Exercise goal: Leaving the pictures aside, transcribe every line below exactly.

Data section:
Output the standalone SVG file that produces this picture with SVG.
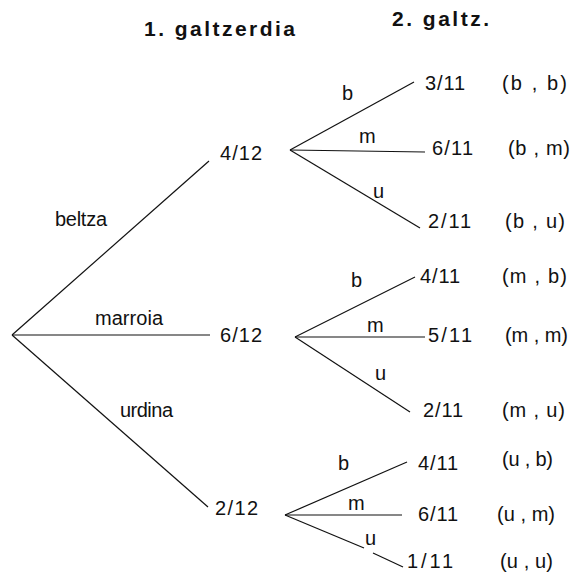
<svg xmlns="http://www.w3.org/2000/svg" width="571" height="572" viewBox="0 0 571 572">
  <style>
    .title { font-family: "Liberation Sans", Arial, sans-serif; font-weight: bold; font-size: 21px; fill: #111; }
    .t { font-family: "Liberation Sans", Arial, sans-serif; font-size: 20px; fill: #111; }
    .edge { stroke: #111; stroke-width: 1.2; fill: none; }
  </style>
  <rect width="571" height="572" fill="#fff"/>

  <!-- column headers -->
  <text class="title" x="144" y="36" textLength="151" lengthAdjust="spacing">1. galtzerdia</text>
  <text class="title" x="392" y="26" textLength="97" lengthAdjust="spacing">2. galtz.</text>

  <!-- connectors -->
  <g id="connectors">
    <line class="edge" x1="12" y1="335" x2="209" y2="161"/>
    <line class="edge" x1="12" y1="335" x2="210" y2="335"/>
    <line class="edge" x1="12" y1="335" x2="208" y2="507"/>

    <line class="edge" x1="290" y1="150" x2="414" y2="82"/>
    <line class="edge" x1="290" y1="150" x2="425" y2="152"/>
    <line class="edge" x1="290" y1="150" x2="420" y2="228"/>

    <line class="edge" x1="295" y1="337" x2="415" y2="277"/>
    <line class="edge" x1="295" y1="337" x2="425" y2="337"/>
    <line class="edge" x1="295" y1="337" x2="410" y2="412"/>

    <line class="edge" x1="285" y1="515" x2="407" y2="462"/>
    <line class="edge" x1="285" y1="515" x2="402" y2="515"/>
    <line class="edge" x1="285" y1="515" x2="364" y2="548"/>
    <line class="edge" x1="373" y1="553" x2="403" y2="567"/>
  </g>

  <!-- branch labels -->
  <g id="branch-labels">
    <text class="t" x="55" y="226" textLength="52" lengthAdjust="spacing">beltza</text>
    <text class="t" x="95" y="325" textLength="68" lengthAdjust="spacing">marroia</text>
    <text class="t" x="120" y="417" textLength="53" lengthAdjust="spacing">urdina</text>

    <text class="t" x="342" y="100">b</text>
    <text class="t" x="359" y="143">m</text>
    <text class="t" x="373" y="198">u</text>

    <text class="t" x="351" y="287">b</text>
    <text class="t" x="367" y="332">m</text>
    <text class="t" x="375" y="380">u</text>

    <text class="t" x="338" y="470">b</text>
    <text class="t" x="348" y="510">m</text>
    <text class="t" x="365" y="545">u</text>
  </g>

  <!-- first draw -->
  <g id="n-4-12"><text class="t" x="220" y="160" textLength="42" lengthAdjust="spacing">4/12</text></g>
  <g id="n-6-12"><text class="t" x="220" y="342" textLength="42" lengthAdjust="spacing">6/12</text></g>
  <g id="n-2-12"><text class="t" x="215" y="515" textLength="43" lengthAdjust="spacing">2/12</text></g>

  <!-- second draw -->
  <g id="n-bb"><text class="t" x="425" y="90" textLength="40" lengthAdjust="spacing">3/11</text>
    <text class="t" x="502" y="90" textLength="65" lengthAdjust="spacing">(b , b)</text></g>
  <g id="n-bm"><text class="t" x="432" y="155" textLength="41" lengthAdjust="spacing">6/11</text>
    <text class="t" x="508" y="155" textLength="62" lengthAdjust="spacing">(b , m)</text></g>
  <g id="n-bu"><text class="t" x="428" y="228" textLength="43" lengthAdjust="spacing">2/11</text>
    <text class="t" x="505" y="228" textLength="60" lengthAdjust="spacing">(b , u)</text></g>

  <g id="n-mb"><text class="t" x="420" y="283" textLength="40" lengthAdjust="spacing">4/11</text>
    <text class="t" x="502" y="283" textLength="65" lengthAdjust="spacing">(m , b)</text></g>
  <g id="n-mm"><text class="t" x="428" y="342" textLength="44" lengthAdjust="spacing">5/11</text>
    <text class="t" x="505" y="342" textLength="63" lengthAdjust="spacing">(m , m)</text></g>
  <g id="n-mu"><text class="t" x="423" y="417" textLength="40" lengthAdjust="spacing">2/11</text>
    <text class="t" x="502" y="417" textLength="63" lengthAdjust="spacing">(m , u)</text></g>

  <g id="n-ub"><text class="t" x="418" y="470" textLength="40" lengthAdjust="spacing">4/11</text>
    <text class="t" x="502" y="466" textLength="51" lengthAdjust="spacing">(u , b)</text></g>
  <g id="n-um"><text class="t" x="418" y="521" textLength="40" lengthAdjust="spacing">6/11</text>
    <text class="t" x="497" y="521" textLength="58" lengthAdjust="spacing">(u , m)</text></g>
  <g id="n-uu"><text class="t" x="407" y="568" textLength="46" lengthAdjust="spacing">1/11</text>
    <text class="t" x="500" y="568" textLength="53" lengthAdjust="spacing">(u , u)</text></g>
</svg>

Output for this task:
Output the standalone SVG file that produces this picture with SVG.
<svg xmlns="http://www.w3.org/2000/svg" width="571" height="572" viewBox="0 0 571 572">
  <style>
    .title { font-family: "Liberation Sans", Arial, sans-serif; font-weight: bold; font-size: 21px; fill: #111; }
    .t { font-family: "Liberation Sans", Arial, sans-serif; font-size: 20px; fill: #111; }
    .edge { stroke: #111; stroke-width: 1.2; fill: none; }
  </style>
  <rect width="571" height="572" fill="#fff"/>

  <!-- column headers -->
  <text class="title" x="144" y="36" textLength="151" lengthAdjust="spacing">1. galtzerdia</text>
  <text class="title" x="392" y="26" textLength="97" lengthAdjust="spacing">2. galtz.</text>

  <!-- connectors -->
  <g id="connectors">
    <line class="edge" x1="12" y1="335" x2="209" y2="161"/>
    <line class="edge" x1="12" y1="335" x2="210" y2="335"/>
    <line class="edge" x1="12" y1="335" x2="208" y2="507"/>

    <line class="edge" x1="290" y1="150" x2="414" y2="82"/>
    <line class="edge" x1="290" y1="150" x2="425" y2="152"/>
    <line class="edge" x1="290" y1="150" x2="420" y2="228"/>

    <line class="edge" x1="295" y1="337" x2="415" y2="277"/>
    <line class="edge" x1="295" y1="337" x2="425" y2="337"/>
    <line class="edge" x1="295" y1="337" x2="410" y2="412"/>

    <line class="edge" x1="285" y1="515" x2="407" y2="462"/>
    <line class="edge" x1="285" y1="515" x2="402" y2="515"/>
    <line class="edge" x1="285" y1="515" x2="364" y2="548"/>
    <line class="edge" x1="373" y1="553" x2="403" y2="567"/>
  </g>

  <!-- branch labels -->
  <g id="branch-labels">
    <text class="t" x="55" y="226" textLength="52" lengthAdjust="spacing">beltza</text>
    <text class="t" x="95" y="325" textLength="68" lengthAdjust="spacing">marroia</text>
    <text class="t" x="120" y="417" textLength="53" lengthAdjust="spacing">urdina</text>

    <text class="t" x="342" y="100">b</text>
    <text class="t" x="359" y="143">m</text>
    <text class="t" x="373" y="198">u</text>

    <text class="t" x="351" y="287">b</text>
    <text class="t" x="367" y="332">m</text>
    <text class="t" x="375" y="380">u</text>

    <text class="t" x="338" y="470">b</text>
    <text class="t" x="348" y="510">m</text>
    <text class="t" x="365" y="545">u</text>
  </g>

  <!-- first draw -->
  <g id="n-4-12"><text class="t" x="220" y="160" textLength="42" lengthAdjust="spacing">4/12</text></g>
  <g id="n-6-12"><text class="t" x="220" y="342" textLength="42" lengthAdjust="spacing">6/12</text></g>
  <g id="n-2-12"><text class="t" x="215" y="515" textLength="43" lengthAdjust="spacing">2/12</text></g>

  <!-- second draw -->
  <g id="n-bb"><text class="t" x="425" y="90" textLength="40" lengthAdjust="spacing">3/11</text>
    <text class="t" x="502" y="90" textLength="65" lengthAdjust="spacing">(b , b)</text></g>
  <g id="n-bm"><text class="t" x="432" y="155" textLength="41" lengthAdjust="spacing">6/11</text>
    <text class="t" x="508" y="155" textLength="62" lengthAdjust="spacing">(b , m)</text></g>
  <g id="n-bu"><text class="t" x="428" y="228" textLength="43" lengthAdjust="spacing">2/11</text>
    <text class="t" x="505" y="228" textLength="60" lengthAdjust="spacing">(b , u)</text></g>

  <g id="n-mb"><text class="t" x="420" y="283" textLength="40" lengthAdjust="spacing">4/11</text>
    <text class="t" x="502" y="283" textLength="65" lengthAdjust="spacing">(m , b)</text></g>
  <g id="n-mm"><text class="t" x="428" y="342" textLength="44" lengthAdjust="spacing">5/11</text>
    <text class="t" x="505" y="342" textLength="63" lengthAdjust="spacing">(m , m)</text></g>
  <g id="n-mu"><text class="t" x="423" y="417" textLength="40" lengthAdjust="spacing">2/11</text>
    <text class="t" x="502" y="417" textLength="63" lengthAdjust="spacing">(m , u)</text></g>

  <g id="n-ub"><text class="t" x="418" y="470" textLength="40" lengthAdjust="spacing">4/11</text>
    <text class="t" x="502" y="466" textLength="51" lengthAdjust="spacing">(u , b)</text></g>
  <g id="n-um"><text class="t" x="418" y="521" textLength="40" lengthAdjust="spacing">6/11</text>
    <text class="t" x="497" y="521" textLength="58" lengthAdjust="spacing">(u , m)</text></g>
  <g id="n-uu"><text class="t" x="407" y="568" textLength="46" lengthAdjust="spacing">1/11</text>
    <text class="t" x="500" y="568" textLength="53" lengthAdjust="spacing">(u , u)</text></g>
</svg>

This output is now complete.